Слушатель: — У него, кажется, карие глаза?
— По-моему, черные. Великолепные. Два черных солнца. Нет, два жерла: дымящихся. Такие огромные, что я их, несмотря на близорукость, увидела за сто верст, и такие чудесные, что я их и сейчас (переношусь в будущее и рассказываю внукам) — через пятьдесят лет — вижу. И голос слышу, глуховатый, которым он произносит это: «Но так — похоже…» И песенку помню, которую он спел, когда я уехала… — Вот.
— А подруга?
— Подруга? Когда я вернулась, она спала.
— Где она теперь?
— Где-то в Крыму. Не знаю. В феврале 1916, т. е. месяц с чем-то спустя, мы расстались. Почти что из-за Кузмина, т. е. из-за М<андельшта>ма, который, не договорив со мной в Петербурге, приехал договаривать в Москву. Когда я, пропустив два мандельштамовых дня, к ней пришла — первый пропуск за годы — у нее на постели сидела другая: очень большая, толстая, черная.[544]
— Мы с ней дружили полтора года. Ее я совсем не помню, т. е. не вспоминаю. Знаю только, что никогда ей не прощу, что тогда не осталась.
_______
14-го января 1921 г. Вхожу в Лавку Писателей, единственный слабый источник моего существования. Робко, кассирше: — «Вы не знаете: как идут мои книжки?» (Переписываю, сшиваю, продаю.) Пока она осведомляется, я pour me dormer Ie contenance,[545] перелистываю книги на прилавке. Кузмин: Нездешние вечера. Открываю: копьем в сердце: Георгий![546] Белый Георгий! Мой Георгий, которого пишу два месяца: житие. Ревность и радость. Читаю: радость усиливается, кончаю — <…> Всплывает из глубины памяти вся только что рассказанная встреча.

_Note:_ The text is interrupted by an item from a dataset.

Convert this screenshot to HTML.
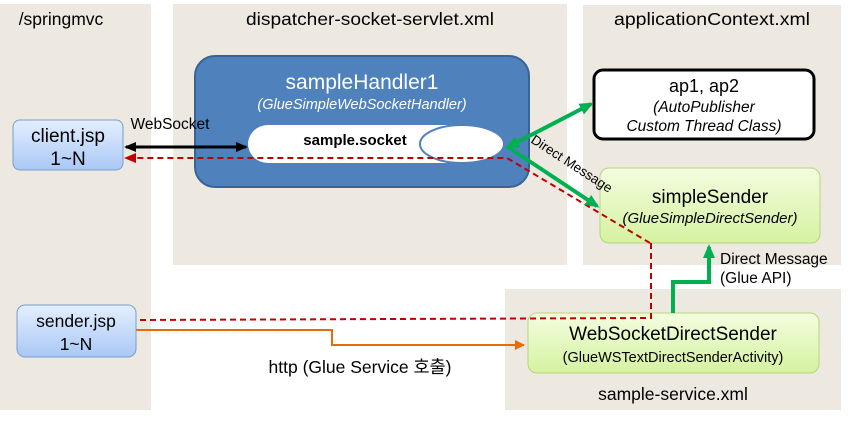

Открываю дальше: Пушкин мой! все то, что вечно говорю о нем — я. Наконец Goethe, тот, о котором говорю, судя современность: — Перед лицом Goethe[547] —
Прочла только эти три стиха. Ушла, унося боль, радость, восторг, любовь — все, кроме книжки, которую не могла купить, п. ч. ни одна моя не продалась. И чувство: О, раз еще есть такие стихи!
Точно меня сразу (из Борисоглебского пер<еулка> 1921 г.) поставили на самую высокую гору и показали мне самую далекую даль.
________
Внешний повод, дорогой М<ихаил> А<лексеевич>, к этому моему письму — привет, переданный мне от Вас г<оспо>жой Волковой.
<1921>
ЭРЕНБУРГУ И. Г
Москва, 21-го русск<ого> октября 1921 г.
Мой дорогой Илья Григорьевич!
Передо мной Ваши два письма: от 5-го сентября и от 20-го Октября. Получила их сегодня у Изабеллы Григорьевны.[548] Там больной мальчик,[549] уныние и безумный беспорядок: немножко лучше, чем у меня!

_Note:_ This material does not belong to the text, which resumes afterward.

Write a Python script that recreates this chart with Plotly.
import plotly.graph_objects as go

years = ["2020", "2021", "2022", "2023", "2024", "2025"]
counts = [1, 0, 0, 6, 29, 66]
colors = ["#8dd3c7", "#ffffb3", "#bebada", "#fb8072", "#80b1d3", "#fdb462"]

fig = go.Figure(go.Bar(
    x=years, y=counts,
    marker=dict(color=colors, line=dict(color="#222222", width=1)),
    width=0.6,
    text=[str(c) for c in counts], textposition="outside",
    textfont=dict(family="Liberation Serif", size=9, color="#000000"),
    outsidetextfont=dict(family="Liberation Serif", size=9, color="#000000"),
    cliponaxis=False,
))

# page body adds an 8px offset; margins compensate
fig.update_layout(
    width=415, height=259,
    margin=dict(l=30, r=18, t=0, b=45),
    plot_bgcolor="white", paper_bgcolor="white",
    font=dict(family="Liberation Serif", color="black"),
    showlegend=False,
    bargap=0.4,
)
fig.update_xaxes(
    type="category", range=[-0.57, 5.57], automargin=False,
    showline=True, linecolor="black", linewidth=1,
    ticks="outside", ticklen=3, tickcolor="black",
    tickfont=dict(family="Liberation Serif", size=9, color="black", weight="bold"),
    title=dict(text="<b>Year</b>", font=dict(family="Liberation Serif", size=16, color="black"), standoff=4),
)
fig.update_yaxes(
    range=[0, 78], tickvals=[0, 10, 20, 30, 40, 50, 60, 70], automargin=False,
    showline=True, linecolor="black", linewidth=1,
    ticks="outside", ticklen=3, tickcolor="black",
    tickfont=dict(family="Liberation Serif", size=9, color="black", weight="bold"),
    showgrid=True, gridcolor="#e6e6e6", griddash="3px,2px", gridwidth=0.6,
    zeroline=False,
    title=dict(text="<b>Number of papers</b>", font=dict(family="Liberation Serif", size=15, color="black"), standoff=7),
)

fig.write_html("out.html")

Если Вам хочется их видеть, зовите сильнее: впечатление подавленной воли.
Писала Вам недавно (письмо С<ереже> помечено двенадцатым №), дела мои, кажется (суеверна!) хороши,[550] но сегодня я от Ю<ргиса> К<азимировича>[551] узнала, что до Риги[552] — с ожиданием там визы включительно — нужно 10 миллионов. Для меня это все равно что: везите с собой Храм Христа Спасителя. — Продав С<ережи>ну шубу (моя ничего не стоит), старинную люстру, красное дерево и 2 книги (сборничек «Версты» и «Феникс» (Конец Казановы) — с трудом наскребу 4 миллиона, — да и то навряд ли: в моих руках и золото — жесть, и мука — опилки. Вы должны меня понять правильно: не голода, не холода, не <…> я боюсь, — а зависимости. Чует мое сердце, что там на Западе люди жестче. Здесь рваная обувь — беда или доблесть, там — позор.

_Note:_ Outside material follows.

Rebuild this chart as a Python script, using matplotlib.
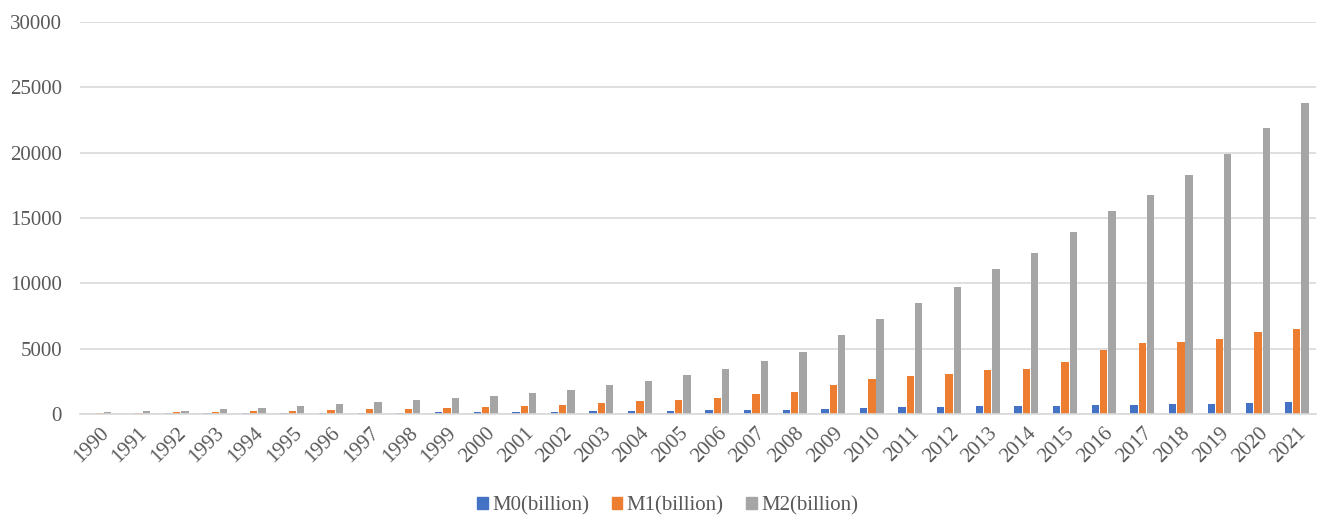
import matplotlib.pyplot as plt
import numpy as np
from matplotlib.patches import Patch

years = [str(y) for y in range(1990, 2022)]
m0 = [26, 32, 43, 59, 73, 79, 88, 102, 112, 135, 147, 157, 173, 198, 215, 240,
      271, 303, 342, 383, 446, 508, 547, 586, 603, 632, 683, 707, 732, 772, 843, 908]
m1 = [70, 89, 117, 163, 205, 235, 285, 348, 390, 458, 531, 599, 709, 841, 960, 1073,
      1260, 1525, 1662, 2200, 2666, 2898, 3087, 3373, 3481, 4010, 4866, 5438, 5517, 5760, 6256, 6474]
m2 = [153, 193, 254, 349, 469, 608, 761, 910, 1045, 1199, 1346, 1583, 1850, 2212, 2541, 2988,
      3456, 4034, 4752, 6062, 7259, 8516, 9741, 11065, 12284, 13923, 15501, 16768, 18267, 19865, 21868, 23829]
series = ['M0(billion)', 'M1(billion)', 'M2(billion)']
colors = ['#4472C4', '#ED7D31', '#A5A5A5']

plt.rcParams['font.family'] = 'Liberation Serif'

fig = plt.figure(figsize=(13.22, 5.16), dpi=100, facecolor='white')
ax = fig.add_axes([0.0605, 0.1977, 0.935, 0.7597])

x = np.arange(len(years))
w = 0.19
for i, (vals, c) in enumerate(zip([m0, m1, m2], colors)):
    ax.bar(x + (i - 1) * 0.215, vals, width=w, color=c, zorder=2)

ax.set_xlim(-0.5, len(years) - 0.5)
ax.set_ylim(0, 30000)
ax.set_yticks(range(0, 30001, 5000))
ax.yaxis.grid(True, color='#d9d9d9', linewidth=1.2, zorder=0)
ax.set_xticks(x)
ax.set_xticklabels(years, rotation=45, ha='right', rotation_mode='anchor')
ax.tick_params(axis='both', length=0, labelsize=15, colors='#595959')
ax.tick_params(axis='x', pad=7)
ax.tick_params(axis='y', pad=13)
for s in ['top', 'right', 'left']:
    ax.spines[s].set_visible(False)
ax.spines['bottom'].set_color('#d9d9d9')
ax.spines['bottom'].set_linewidth(1.2)

handles = [Patch(color=c, label=s) for c, s in zip(colors, series)]
fig.legend(handles=handles, loc='center', bbox_to_anchor=(0.505, 0.02), ncol=3, frameon=False,
           fontsize=15, handlelength=0.5, handleheight=0.5, handletextpad=0.2, columnspacing=1.1,
           labelcolor='#595959')

fig.savefig('out.png', dpi=100, facecolor='white')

(Вспоминаю, кстати, один Алин стих, написанный в 1919 г.:
Не стыдись, страна Россия!
Ангелы всегда босые…
Сапоги сам Черт унес.
Нынче страшен, кто не бос!)
Примут за нищую и погонят обратно. — Тогда я удавлюсь. — Но поехать я все-таки поеду, хоть бы у меня денег хватило ровно на билет.
Документы свои я, очевидно, получу скоро. К<оммуни>ст, к<отор>ый снимал у меня комнату (самую ужасную — проходную — из принципа!) уехал и не возвращается. Увез мой миллион и одиннадцать чужих. Был мне очень предан, но когда нужно было колоть дрова, у него каждый раз болел живот. У меня было впечатление, что я совершенно нечаянно вышла замуж за дворника: на каждое мое слово отвечал: «ничего подобного» и заезжал рукой в лицо. Я все терпела, потому что все надеялась, что увезет: увез только деньги. — Ваших я не трогала, оставляю их на последнюю крайность!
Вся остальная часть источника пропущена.